As the saying goes even a broken clock is right twice a day, and while I'm far from the greatest fan of the Obamessiah (though given the alternatives... ) I have to concede he's nailed one particular issue:
Adopting a tone his white predecessors never dared employ, the US President told Africa it could no longer blame the West for all its woes.
"Yes, a colonial map that made little sense bred conflict, and the West has often approached Africa as a patron, rather than a partner," he told the Ghanaian parliament. "But the West is not responsible for the destruction of the Zimbabwean economy over the last decade, or wars in which children are enlisted as combatants."
I admit to being fairly surprised. I honestly expected him to have been falling over himself to hose money at the continent with little regard to what it ends up getting spent on. Like most of the rest of the leaders of the industrialized nations in other words.
Seeking to jolt Africa's politicians out of a complacent belief that his shared ancestry with them would soften his rhetoric, Mr Obama spoke with withering directness.
That was possibly unwise in any case, if any really did think it. I wouldn't have expected ancestry and colour to have anything to do with it, but given the man's politics you'd be forgiven for expecting the US to take a more sympathetic position. Instead Obama has said what Bush never dared to, or couldn't be bothered to: that at least some of Africa's problems are due to some of the people running African nations. It's not racist to say so* but annoyingly it probably did need a western nation black President or PM to say it.
"Development depends on good governance, and that is the ingredient which has been missing in far too many countries. That's the change which can unlock African potential, but that is a responsibility which must be met by Africans.
"Africa's future is up to Africans."
I'm metaphorically on my feet whistling and cheering at this point. Africa could be and should be prosperous. But of course it'll take a lot moe than rhetoric, as the Africans themselves know.
But calls for greater activism by young Africans, who make up more than half of the continents' population, were aimed at the continent's suffering millions who all too often are powerless to change the way their countries are ruled.
Whether their excitement over the speech will bear fruit in lasting change is, as ever, unclear.
"It was something very powerful to see this man here in Africa talking to us like this," said Mary Katondi, a petty trader in the eastern Congolese town of Goma.
"But does he not realise that our leaders may listen to his words, but they know they can continue their misbehaviours because these words cannot really hurt them."
So more than words are needed, which should be no surprise. How about a long meeting with Dambisa Moyo to kick off with? More trade and less aid sounds like a good recipe to me, and where aid is needed - and this has been said a million times before - it certainly shouldn't be in the form of something that can easily be converted into gold plated AK47s by a corrupt regime.

So the question is whether Obama has the balls to back up his words with something more substantial. Again, because of his politics I'm not hugely optimistic, but credit where it's due I never expected him to rip into Africa this way in the first place. Let's hope, eh.
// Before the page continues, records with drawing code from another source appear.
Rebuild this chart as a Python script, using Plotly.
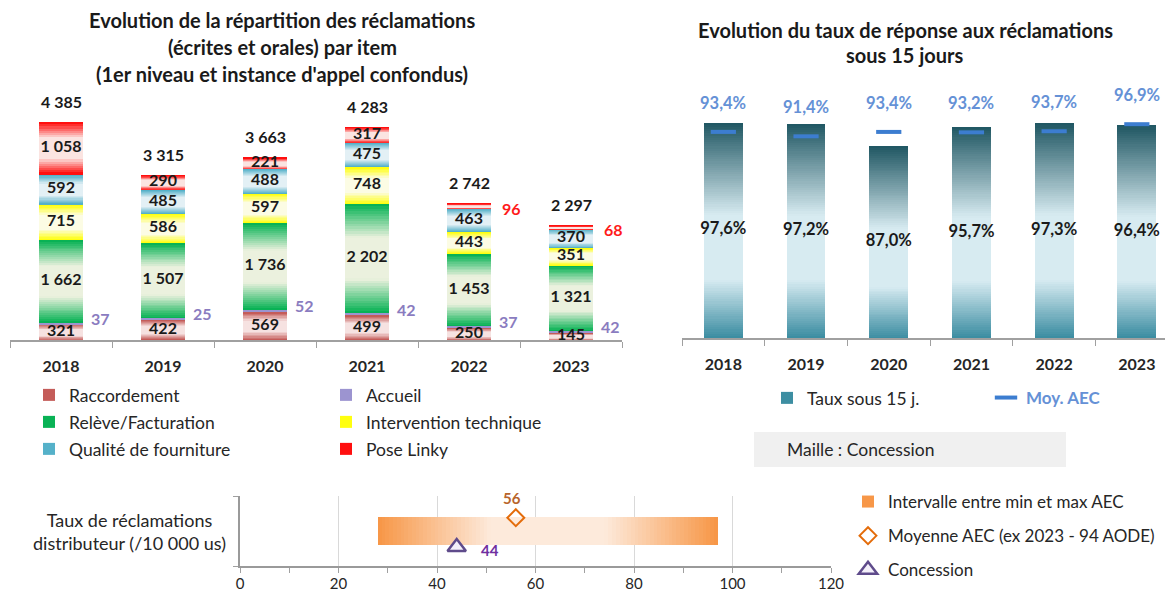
import plotly.graph_objects as go

# ---------------- data ----------------
YEARS = ["2018", "2019", "2020", "2021", "2022", "2023"]

RACCORDEMENT = [321, 422, 569, 499, 250, 145]
ACCUEIL = [37, 25, 52, 42, 37, 42]
RELEVE_FACTURATION = [1662, 1507, 1736, 2202, 1453, 1321]
INTERVENTION_TECHNIQUE = [715, 586, 597, 748, 443, 351]
QUALITE_FOURNITURE = [592, 485, 488, 475, 463, 370]
POSE_LINKY = [1058, 290, 221, 317, 96, 68]
TOTALS = [4385, 3315, 3663, 4283, 2742, 2297]

TAUX_SOUS_15J = [97.6, 97.2, 87.0, 95.7, 97.3, 96.4]
MOY_AEC = [93.4, 91.4, 93.4, 93.2, 93.7, 96.9]

RATE_CATEGORY = "Taux de réclamations<br>distributeur (/10 000 us)"
AEC_MIN = 28
AEC_MAX = 97
AEC_MOYENNE = 56
CONCESSION = 44

# ---------------- helpers ----------------
PAGE_W, PAGE_H = 1173, 599
OFF = 8  # default margin of the html body around the figure
W, H = PAGE_W - 2 * OFF, PAGE_H - 2 * OFF
FONT = "Lato, 'Open Sans', sans-serif"
DARK = "#262626"


def px(x):
    return (x - OFF) / W


def py(y):
    return 1 - (y - OFF) / H


def rgb(h):
    h = h.lstrip("#")
    return [int(h[i:i + 2], 16) for i in (0, 2, 4)]


def mix(c1, c2, f):
    a, b = rgb(c1), rgb(c2)
    return "rgb(%d,%d,%d)" % tuple(round(a[i] + (b[i] - a[i]) * f) for i in range(3))


def sym_grad(edge, center, t, gain):
    f = min(1.0, (1 - abs(2 * t - 1)) * gain)
    return mix(edge, center, f)


def stops_grad(stops, t):
    for (t0, c0), (t1, c1) in zip(stops[:-1], stops[1:]):
        if t0 <= t <= t1:
            return mix(c0, c1, (t - t0) / (t1 - t0) if t1 > t0 else 0)
    return stops[-1][1]


def fmt_int(v):
    return f"{v:,}".replace(",", " ")


def fmt_pct(v):
    return f"{v:.1f}%".replace(".", ",")


fig = go.Figure()
annotations = []

# ---------------- left chart : stacked bars ----------------
LEFT_SERIES = [
    dict(name="Raccordement", values=RACCORDEMENT, edge="#c0504d", center="#f6e2e1", legend="legend", slices=20),
    dict(name="Accueil", values=ACCUEIL, edge="#9c94d0", center="#c9c4e8", legend="legend", slices=1),
    dict(name="Relève/Facturation", values=RELEVE_FACTURATION, edge="#00b050", center="#ebf1de", legend="legend2", slices=44),
    dict(name="Intervention technique", values=INTERVENTION_TECHNIQUE, edge="#ffff00", center="#fcfce4", legend="legend2", slices=24),
    dict(name="Qualité de fourniture", values=QUALITE_FOURNITURE, edge="#4bacc6", center="#e3f0f5", legend="legend3", slices=24),
    dict(name="Pose Linky", values=POSE_LINKY, edge="#ff0000", center="#fbe4e1", legend="legend3", slices=24),
]
LEFT_BAR_WIDTH = 0.43
PL_OUTSIDE_BELOW = 150

for s in LEFT_SERIES:
    k_n = s["slices"]
    for k in range(k_n):
        t = (k + 0.5) / k_n
        col = s["edge"] if k_n == 1 else sym_grad(s["edge"], s["center"], t, 1.6)
        fig.add_trace(go.Bar(
            x=YEARS, y=[v / k_n for v in s["values"]], width=LEFT_BAR_WIDTH,
            marker=dict(color=col, line=dict(width=0)),
            name=s["name"], legendgroup=s["name"], showlegend=(k == 0),
            legend=s["legend"], hoverinfo="skip", xaxis="x", yaxis="y"))

cum = [0] * len(YEARS)
in_x, in_y, in_t = [], [], []
for s in LEFT_SERIES:
    for i, v in enumerate(s["values"]):
        mid = cum[i] + v / 2
        if s["name"] == "Accueil":
            annotations.append(dict(x=i, y=mid, xref="x", yref="y", text=str(v),
                                    showarrow=False, xanchor="left", yanchor="middle", xshift=28, yshift=5,
                                    font=dict(family=FONT, size=16, color="#8a7cc0", weight="bold")))
        elif s["name"] == "Pose Linky" and v < PL_OUTSIDE_BELOW:
            annotations.append(dict(x=i, y=mid, xref="x", yref="y", text=str(v),
                                    showarrow=False, xanchor="left", yanchor="middle", xshift=31, yshift=-2,
                                    font=dict(family=FONT, size=16, color="#ff1a1a", weight="bold")))
        else:
            in_x.append(YEARS[i])
            in_y.append(mid)
            in_t.append(fmt_int(v))
        cum[i] += v

fig.add_trace(go.Scatter(x=in_x, y=in_y, text=in_t, mode="text", showlegend=False,
                         textfont=dict(family=FONT, size=16, color="#1a1a1a", weight="bold"),
                         hoverinfo="skip", xaxis="x", yaxis="y"))

for i, tot in enumerate(TOTALS):
    annotations.append(dict(x=i, y=tot, xref="x", yref="y", text=fmt_int(tot), showarrow=False,
                            xanchor="center", yanchor="middle", yshift=21,
                            font=dict(family=FONT, size=16, color="#1a1a1a", weight="bold")))

# ---------------- right chart : response rate ----------------
RIGHT_STOPS = [(0.0, "#3a8ca1"), (0.27, "#d7ebf1"), (0.57, "#d7ebf1"), (1.0, "#1f5662")]
RIGHT_SLICES = 100
for k in range(RIGHT_SLICES):
    t = (k + 0.5) / RIGHT_SLICES
    fig.add_trace(go.Bar(
        x=YEARS, y=[v / RIGHT_SLICES for v in TAUX_SOUS_15J], width=0.47,
        marker=dict(color=stops_grad(RIGHT_STOPS, t), line=dict(width=0)),
        name="Taux sous 15 j.", legendgroup="taux", showlegend=(k == 0), legend="legend4",
        hoverinfo="skip", xaxis="x2", yaxis="y2"))

fig.add_trace(go.Scatter(x=YEARS, y=[v / 2 for v in TAUX_SOUS_15J], text=[fmt_pct(v) for v in TAUX_SOUS_15J],
                         mode="text", showlegend=False, hoverinfo="skip",
                         textfont=dict(family=FONT, size=16.5, color="#1a1a1a", weight="bold"),
                         xaxis="x2", yaxis="y2"))

fig.add_trace(go.Scatter(x=YEARS, y=MOY_AEC, mode="markers", name="Moy. AEC", legend="legend5",
                         marker=dict(symbol="line-ew", size=18, color="#3c7dd0",
                                     line=dict(width=4, color="#3c7dd0")),
                         xaxis="x2", yaxis="y2"))
for i, v in enumerate(MOY_AEC):
    annotations.append(dict(x=i, y=v, xref="x2", yref="y2", text=fmt_pct(v), showarrow=False,
                            xanchor="center", yanchor="middle", yshift=29,
                            font=dict(family=FONT, size=16.5, color="#6591d6", weight="bold")))

# ---------------- bottom chart : complaint rate ----------------
BOTTOM_SLICES = 90
BAR_H = 0.414
DIAMOND_OFFSET = 0.19
TRIANGLE_OFFSET = -0.23
fig.add_trace(go.Bar(x=[AEC_MIN], y=[0], orientation="h", width=BAR_H,
                     marker=dict(color="rgba(0,0,0,0)", line=dict(width=0)),
                     showlegend=False, hoverinfo="skip", xaxis="x3", yaxis="y3"))
for k in range(BOTTOM_SLICES):
    t = (k + 0.5) / BOTTOM_SLICES
    fig.add_trace(go.Bar(
        x=[(AEC_MAX - AEC_MIN) / BOTTOM_SLICES], y=[0], orientation="h", width=BAR_H,
        marker=dict(color=sym_grad("#f79646", "#fdeadb", t, 1.5), line=dict(width=0)),
        name="Intervalle entre min et max AEC", legendgroup="interv", showlegend=(k == 0),
        legend="legend6", hoverinfo="skip", xaxis="x3", yaxis="y3"))

fig.add_trace(go.Scatter(x=[AEC_MOYENNE], y=[DIAMOND_OFFSET], mode="markers",
                         name="Moyenne AEC (ex 2023 - 94 AODE)", legendgroup="moy", legend="legend6",
                         marker=dict(symbol="diamond-open", size=13, color="#e46c0a", line=dict(width=2)),
                         xaxis="x3", yaxis="y3"))
fig.add_trace(go.Scatter(x=[CONCESSION], y=[TRIANGLE_OFFSET], mode="markers",
                         name="Concession", legendgroup="conc", legend="legend6",
                         marker=dict(symbol="triangle-up", size=16, color="#f4f0fa",
                                     line=dict(width=2.5, color="#5f4b8b")),
                         xaxis="x3", yaxis="y3"))

annotations.append(dict(x=AEC_MOYENNE, y=DIAMOND_OFFSET, xref="x3", yref="y3", text=str(AEC_MOYENNE),
                        showarrow=False, xanchor="center", yanchor="middle", yshift=20, xshift=-4,
                        font=dict(family=FONT, size=15, color="#b8652c", weight="bold")))
annotations.append(dict(x=CONCESSION, y=TRIANGLE_OFFSET, xref="x3", yref="y3", text=str(CONCESSION),
                        showarrow=False, xanchor="left", yanchor="middle", xshift=22, yshift=-3,
                        font=dict(family=FONT, size=15, color="#7030a0", weight="bold")))
annotations.append(dict(x=px(129), y=0, xref="paper", yref="y3", text=RATE_CATEGORY, showarrow=False,
                        xanchor="center", yanchor="middle", align="center",
                        font=dict(family=FONT, size=18, color=DARK)))

# ---------------- titles & misc text ----------------
TITLE_FONT = dict(family=FONT, size=20, color="#1a1a1a", weight="bold")
for txt, yy in [("Evolution de la répartition des réclamations", 20),
                ("(écrites et orales) par item", 47),
                ("(1er niveau et instance d'appel confondus)", 74)]:
    annotations.append(dict(x=px(282), y=py(yy), xref="paper", yref="paper", text=txt,
                            xanchor="center", yanchor="middle", showarrow=False, font=TITLE_FONT))
for txt, yy in [("Evolution du taux de réponse aux réclamations", 30),
                ("sous 15 jours", 55)]:
    annotations.append(dict(x=px(905), y=py(yy), xref="paper", yref="paper", text=txt,
                            xanchor="center", yanchor="middle", showarrow=False, font=TITLE_FONT))
annotations.append(dict(x=px(785), y=py(449), xref="paper", yref="paper", text="Maille : Concession",
                        showarrow=False, xanchor="left", yanchor="middle",
                        font=dict(family=FONT, size=17.5, color=DARK)))

shapes = [dict(type="rect", xref="paper", yref="paper", x0=px(754), x1=px(1066), y0=py(467), y1=py(432),
               fillcolor="#f0f0f0", line=dict(width=0), layer="below")]

AXIS_GREY = "#a0a0a0"
cat_axis = dict(type="category", showline=True, linecolor=AXIS_GREY, linewidth=1.5, ticks="outside",
                tickson="boundaries", ticklen=6, tickcolor=AXIS_GREY, showgrid=False, zeroline=False,
                tickfont=dict(family=FONT, size=16, color=DARK, weight="bold"), ticklabelstandoff=11,
                fixedrange=True, automargin=False)

leg_font = dict(family=FONT, size=17.5, color=DARK)


def row_legend(y):
    return dict(x=px(29), y=py(y), xanchor="left", yanchor="top", orientation="h",
                entrywidth=252, entrywidthmode="pixels", font=leg_font, bgcolor="rgba(0,0,0,0)")


# right chart: category width, axis cut by the page edge
RIGHT_CAT_PX = 82.7
right_range_max = -0.5 + (PAGE_W - OFF - 682) / RIGHT_CAT_PX

fig.update_layout(
    width=W, height=H, margin=dict(l=0, r=0, t=0, b=0, autoexpand=False),
    paper_bgcolor="white", plot_bgcolor="white", barmode="stack", bargap=0,
    font=dict(family=FONT, color=DARK),
    xaxis=dict(domain=[px(10), px(622)], anchor="y", range=[-0.5, 5.5], **cat_axis),
    yaxis=dict(domain=[py(340), py(90)], range=[0, 5030], visible=False, anchor="x", fixedrange=True,
               automargin=False),
    xaxis2=dict(domain=[px(682), 1], anchor="y2", range=[-0.5, right_range_max], **cat_axis),
    yaxis2=dict(domain=[py(338), py(90)], range=[0, 112.4], visible=False, anchor="x2", fixedrange=True,
                automargin=False),
    xaxis3=dict(domain=[px(240), px(831)], anchor="y3", range=[0, 120], dtick=20, tick0=0,
                ticks="outside", ticklen=5, tickcolor=AXIS_GREY, showline=True, linecolor="#9a9a9a",
                linewidth=2, showgrid=True, gridcolor="#d9d9d9", zeroline=False, ticklabelstandoff=-2,
                minor=dict(dtick=10, tick0=0, ticks="outside", ticklen=5, tickcolor=AXIS_GREY, showgrid=False),
                tickfont=dict(family=FONT, size=15, color=DARK), fixedrange=True, automargin=False),
    yaxis3=dict(domain=[py(566), py(496)], anchor="x3", range=[-0.5, 0.5], showline=True,
                linecolor="#9a9a9a", linewidth=1.5, showticklabels=False, ticks="", showgrid=False,
                zeroline=False, tickvals=[], automargin=False,
                minor=dict(tickvals=[-0.5, 0.5], ticks="outside", ticklen=5, tickcolor=AXIS_GREY, showgrid=False),
                fixedrange=True),
    legend=row_legend(377),
    legend2=row_legend(404),
    legend3=row_legend(431),
    legend4=dict(x=px(767), y=py(380), xanchor="left", yanchor="top", font=leg_font, bgcolor="rgba(0,0,0,0)"),
    legend5=dict(x=px(986), y=py(380), xanchor="left", yanchor="top",
                 font=dict(family=FONT, size=17, color="#6591d6", weight="bold"), bgcolor="rgba(0,0,0,0)"),
    legend6=dict(x=px(848), y=py(484), xanchor="left", yanchor="top",
                 font=dict(family=FONT, size=17, color=DARK), tracegroupgap=9,
                 bgcolor="rgba(0,0,0,0)"),
    annotations=annotations,
    shapes=shapes,
)

fig.write_html("out.html")
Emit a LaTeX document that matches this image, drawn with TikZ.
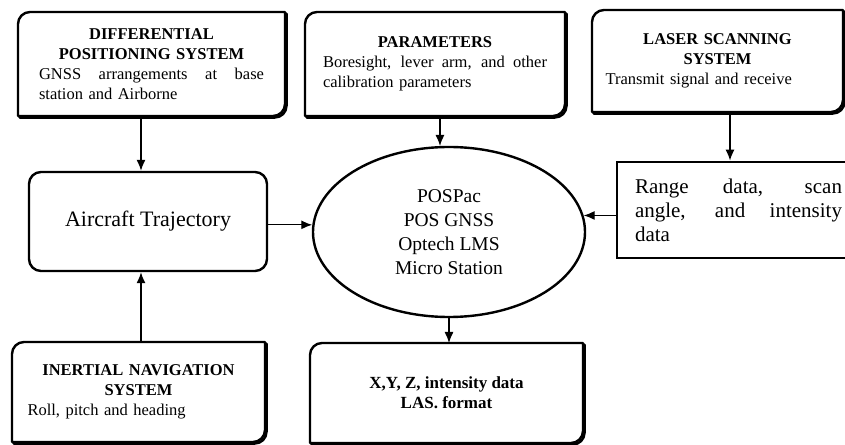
\documentclass[tikz,border=0pt]{standalone}
\usepackage{fontspec}
\setmainfont{Liberation Serif}
\usetikzlibrary{shapes.geometric,arrows.meta,backgrounds}

\tikzset{
  boxline/.style={line width=2.4pt,line join=round},
  dbox/.style={inner sep=0pt,outer sep=0pt,align=left,font=\fontsize{16.5}{20}\selectfont},
  conn/.style={line width=1.3pt,-{Latex[length=11pt,width=9pt]}},
}

\newcommand\diagoutline[2]{%
  \path[#1] (#2.south west) -- ([yshift=-12pt]#2.north west)
    arc[start angle=180,end angle=90,radius=12pt] -- (#2.north east)
    -- ([yshift=12pt]#2.south east)
    arc[start angle=0,end angle=-90,radius=12pt] -- cycle;}
\newcommand\fullline[2]{{\spaceskip=0pt\xspaceskip=0pt\makebox[#1][s]{#2}}}

\begin{document}
\begin{tikzpicture}[x=1pt,y=1pt]
\useasboundingbox (0,0) rectangle (845,444);

% diagonal-corner boxes
\node[dbox,minimum width=267pt,minimum height=104pt,text width=225pt] (diff) at (151.5,380)
  {{\centering\bfseries DIFFERENTIAL\\POSITIONING SYSTEM\par}%
   \fullline{225pt}{GNSS arrangements at base}\par station and Airborne};

\node[dbox,minimum width=260pt,minimum height=104pt,text width=224pt] (param) at (435,380)
  {{\centering\bfseries PARAMETERS\par}%
   \fullline{224pt}{Boresight, lever arm, and other}\par calibration parameters};

\node[dbox,minimum width=251pt,minimum height=102pt,text width=224pt] (laser) at (717.5,383)
  {{\centering\bfseries LASER SCANNING\\SYSTEM\par}%
   Transmit signal and receive};

\node[dbox,minimum width=253pt,minimum height=100pt,text width=222pt] (iner) at (138.5,52)
  {{\centering\bfseries INERTIAL NAVIGATION\\SYSTEM\par}%
   Roll, pitch and heading};

\node[dbox,minimum width=273pt,minimum height=100pt,align=center,
      font=\bfseries\fontsize{17}{20}\selectfont] (xyz) at (446.5,51)
  {X,Y, Z, intensity data\\LAS. format};

% other nodes
\node[draw,boxline,rounded corners=12pt,minimum width=238pt,minimum height=99pt,
      font=\fontsize{22}{26}\selectfont] (air) at (148,222.5) {Aircraft Trajectory};

\node[ellipse,draw,boxline,minimum width=272pt,minimum height=170pt,inner sep=0pt,
      align=center,font=\fontsize{19.5}{24}\selectfont] (proc) at (449,212)
  {POSPac\\POS GNSS\\Optech LMS\\Micro Station};

\node[draw,line width=2.8pt,minimum width=243pt,minimum height=96pt,inner sep=0pt,
      text width=207pt,align=left,font=\fontsize{21}{24}\selectfont] (range) at (738.5,234)
  {\fullline{207pt}{Range data, scan}\par
   \fullline{207pt}{angle, and intensity}\par data};

% outlines of the diagonal-corner boxes
\begin{pgfonlayer}{background}
  \foreach \n in {diff,param,laser,iner,xyz}{
    \begin{scope}[transform canvas={shift={(1.6pt,-1.6pt)}}]
      \diagoutline{boxline,draw}{\n}
    \end{scope}
    \diagoutline{boxline,draw,fill=white}{\n}
  }
\end{pgfonlayer}

% connectors
\coordinate (cx) at (141,0);
\coordinate (cl) at (730,0);
\draw[conn] (diff.south -| cx) -- (air.north -| cx);
\draw[conn] (iner.north -| cx) -- (air.south -| cx);
\draw[conn] (param.south -| proc.96) -- (proc.96);
\draw[conn] (laser.south -| cl) -- (range.north -| cl);
\draw[conn] (range.west |- proc.7) -- (proc.7);
\draw[conn] (air.east |- proc.177) -- (proc.177);
\draw[conn] (proc.south) -- (xyz.north -| proc.south);
\end{tikzpicture}
\end{document}
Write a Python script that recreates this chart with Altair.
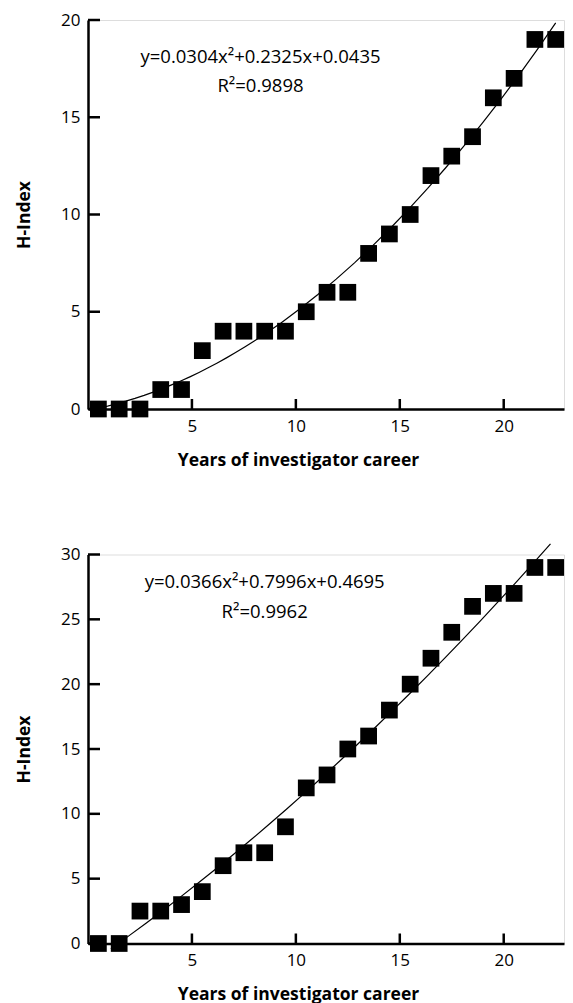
import altair as alt
import pandas as pd

# ---- data ----
years = [0.5, 1.5, 2.5, 3.5, 4.5, 5.5, 6.5, 7.5, 8.5, 9.5, 10.5, 11.5,
         12.5, 13.5, 14.5, 15.5, 16.5, 17.5, 18.5, 19.5, 20.5, 21.5, 22.5]
h_index_top = [0, 0, 0, 1, 1, 3, 4, 4, 4, 4, 5, 6, 6, 8, 9, 10, 12, 13, 14, 16, 17, 19, 19]
h_index_bottom = [0, 0, 2.5, 2.5, 3, 4, 6, 7, 7, 9, 12, 13, 15, 16, 18, 20, 22, 24, 26, 27, 27, 29, 29]

x_ticks = [5, 10, 15, 20]
y_ticks_top = [0, 5, 10, 15, 20]
y_ticks_bottom = [0, 5, 10, 15, 20, 25, 30]

eq_top = ["y=0.0304x²+0.2325x+0.0435", "R²=0.9898"]
eq_bottom = ["y=0.0366x²+0.7996x+0.4695", "R²=0.9962"]

# annotation anchors (data units)
eq_top_x = [8.3, 8.3]
eq_top_y = [18.1, 16.6]
eq_bottom_x = [8.5, 8.5]
eq_bottom_y = [27.9, 25.6]

# extent of the fitted curves (years)
fit_top_extent = [0.5, 22.5]
fit_bottom_extent = [1.1, 22.25]

FONT = "Open Sans"
X_MAX = 22.9
WIDTH = 476


def panel(h, ymax, yticks, eq_txt, eq_x, eq_y, height, extent):
    df = pd.DataFrame({"x": years, "y": h})
    xs = alt.Scale(domain=[0, X_MAX], nice=False, zero=False)
    ys = alt.Scale(domain=[0, ymax], nice=False)
    xaxis = alt.Axis(values=x_ticks, ticks=False, grid=False,
                     domainColor="black", domainWidth=2.5,
                     labelFontSize=17, labelPadding=9, labelColor="black",
                     title="Years of investigator career", titleFontSize=17.5,
                     titleFontWeight="bold", titleColor="black",
                     titlePadding=17, titleX=210)
    yaxis = alt.Axis(values=yticks, ticks=False, grid=False,
                     domainColor="black", domainWidth=2.5,
                     labelFontSize=17, labelPadding=8, labelColor="black",
                     title="H-Index", titleFontSize=17.5, titleFontWeight="bold",
                     titleColor="black", titlePadding=27)

    base = alt.Chart(df)
    pts = base.mark_square(size=280, color="black", opacity=1).encode(
        x=alt.X("x:Q", scale=xs, axis=xaxis),
        y=alt.Y("y:Q", scale=ys, axis=yaxis),
    )
    fit = base.transform_regression(
        "x", "y", method="poly", order=2, extent=extent
    ).mark_line(color="black", strokeWidth=1.2).encode(
        x=alt.X("x:Q", scale=xs), y=alt.Y("y:Q", scale=ys)
    )

    yt = alt.Chart(pd.DataFrame({"v": yticks})).mark_rule(
        color="black", strokeWidth=2.5
    ).encode(y=alt.Y("v:Q", scale=ys), x=alt.value(0), x2=alt.value(12))
    xt = alt.Chart(pd.DataFrame({"v": x_ticks})).mark_rule(
        color="black", strokeWidth=2.5
    ).encode(x=alt.X("v:Q", scale=xs), y=alt.value(height), y2=alt.value(height - 10))

    txt = alt.Chart(pd.DataFrame({"tx": eq_x, "ty": eq_y, "t": eq_txt})).mark_text(
        font=FONT, fontSize=18.5, color="black", align="center", baseline="middle"
    ).encode(x=alt.X("tx:Q", scale=xs), y=alt.Y("ty:Q", scale=ys), text="t:N")

    return alt.layer(pts, fit, yt, xt, txt).properties(width=WIDTH, height=height)


top = panel(h_index_top, 20, y_ticks_top, eq_top, eq_top_x, eq_top_y, 389, fit_top_extent)
bottom = panel(h_index_bottom, 30, y_ticks_bottom, eq_bottom, eq_bottom_x, eq_bottom_y, 389,
               fit_bottom_extent)

chart = alt.vconcat(top, bottom, spacing=145.5, bounds="flush").properties(
    padding={"left": 7, "top": 2, "right": 0, "bottom": 0}
).configure_view(stroke=None).configure(font=FONT).configure_axis(
    labelFont=FONT, titleFont=FONT
)

chart.save("out.html", embed_options={"renderer": "svg", "actions": False})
*Nor would it be racist of black Africans to point out that problems in Western nations are also largely, if not wholly, self inflicted. The difference is that some people, both in Africa and the West, reach for shameful colonial histories as a convenient excuse for all present ills, and the West generally doesn't have anything like as good. Doesn't stop some trying it though - a certain PM of a certain island nation off the western coast of Europe will blame space aliens from Planet X rather than admit to fucking up the economy. Scapegoating is a truly mutlculti and equal opportunities character flaw.